Il rischio è intrinseco, se non ci fosse, il rapporto con la montagna sarebbe come quello verso un bel tramonto o un albero secolare, o nella visione delle onde infrangersi nel mare. Sarebbe bello si, ma sterile, ovvero senza vita. L’alpinismo è ‘vivere’ la montagna quindi con le gioie e con i dolori. Vivere in essa e con essa significa accettare il pericolo poiché la montagna è pericolosa. L’alpinismo vive anche funzione della conoscenza della montagna e quindi del pericolo: vincerlo, sopraffarlo e dominarlo ne diviene forse l’anima che tiene vivo l’alpinismo e quindi l’amore per la montagna.
2. Se si, chi non rischia (perché arrampica o scia nei propri conosciuti limiti ed evita i pericoli obiettivi) non fa alpinismo?

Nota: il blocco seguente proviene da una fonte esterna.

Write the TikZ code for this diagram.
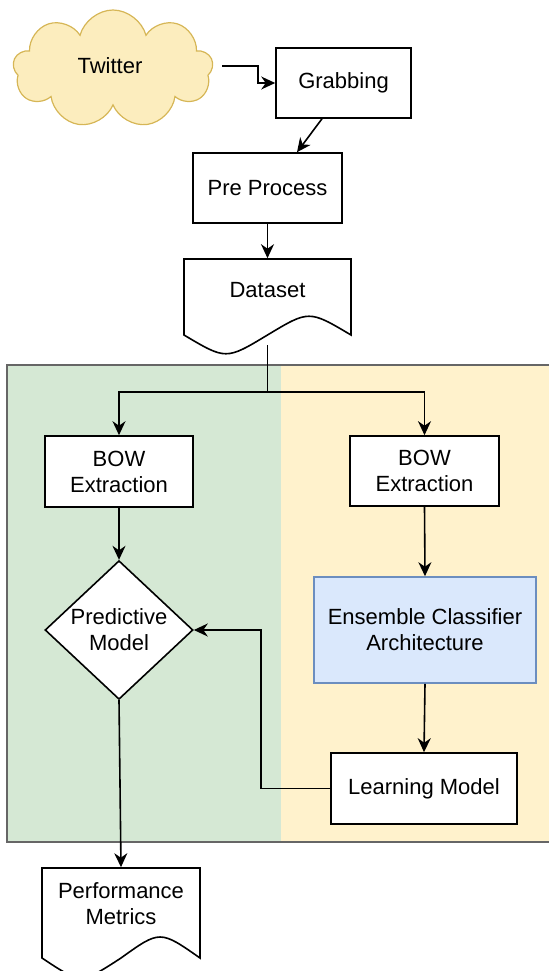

Va in montagna allo stesso modo di uno che va al mare, o di uno che fa un giro in bici, o di uno che fa una fantastica crociera. Fa qualcosa che piace, che diverte, che appassiona, ma che non va oltre, non mette mai in dubbio certezze e limiti. E’ un po’ come avere una moglie (o marito o compagno/a) di cui sai già tutto e conosci a priori tutti i suoi comportamenti, vizi e virtù: improvvisamente il collante che ti tiene unito a lei/lui scema o comunque diminuisce. Manca l’incognita che è il sale della vita e di un rapporto. L’elemento sorpresa, il meravigliarsi, l’arrendersi, lo sfidare, il rinunciare divengono l’anima dell’alpinismo e, forse la bellezza e l’unicità di esso. L’alpinismo senza incertezze e senza pericoli, a mio avviso, è monco: manca il fuoco della passione, quello degli amori forti e indelebili.
3. E, sempre se si, chi rischia di più fa più alpinismo?
Non essenzialmente. Il rischio è per chi lo ‘sfida’ è sempre calcolato, o almeno lo è così per la maggior parte dei casi. Ci si allena, si studia e si conosce il proprio nemico (in questo caso il rischio) che è intrinseco nella montagna, proprio per vincerlo e dominarlo. E questa vittoria che rinsalda l’amore per la montagna, rendendo il rapporto ancora più forte. Dominare e/o tenere sotto controllo il rischio e dunque parte intrinseca dell’alpinismo e dell’essere alpinisti. In questo modo si ama sempre di più la montagna. Certamente portare all’esasperazione questo concetto produce di per se un aumento di pericoli da affrontare e un aumento di quei pericoli a cui nessun allenamento e/o conoscenza può eliminare. Quindi il ‘non essenzialmente’ espresso all’inizio della risposta è legato a ‘quanto’ noi vogliamo spingerci consci dei rischi che questo comporta. Ma le due cose non sono direttamente proporzionali.
4. Negli incidenti in montagna, come in quelli in città o sul mare, esiste la fatalità cioè l'imprevedibile?
Sicuramente. I pericoli oggettivi son molti e tutti potenzialmente mortali. La preparazione, la conoscenza e l’allenamento sono il modo unico che abbiamo per minimizzarli ma non azzerarli. La fatalità è quello zero virgola qualcosa che rende rischioso e potenzialmente mortale ogni attività umana. Figuriamoci in montagna dove il fattore fatalità è qualcosa in più di zero virgola.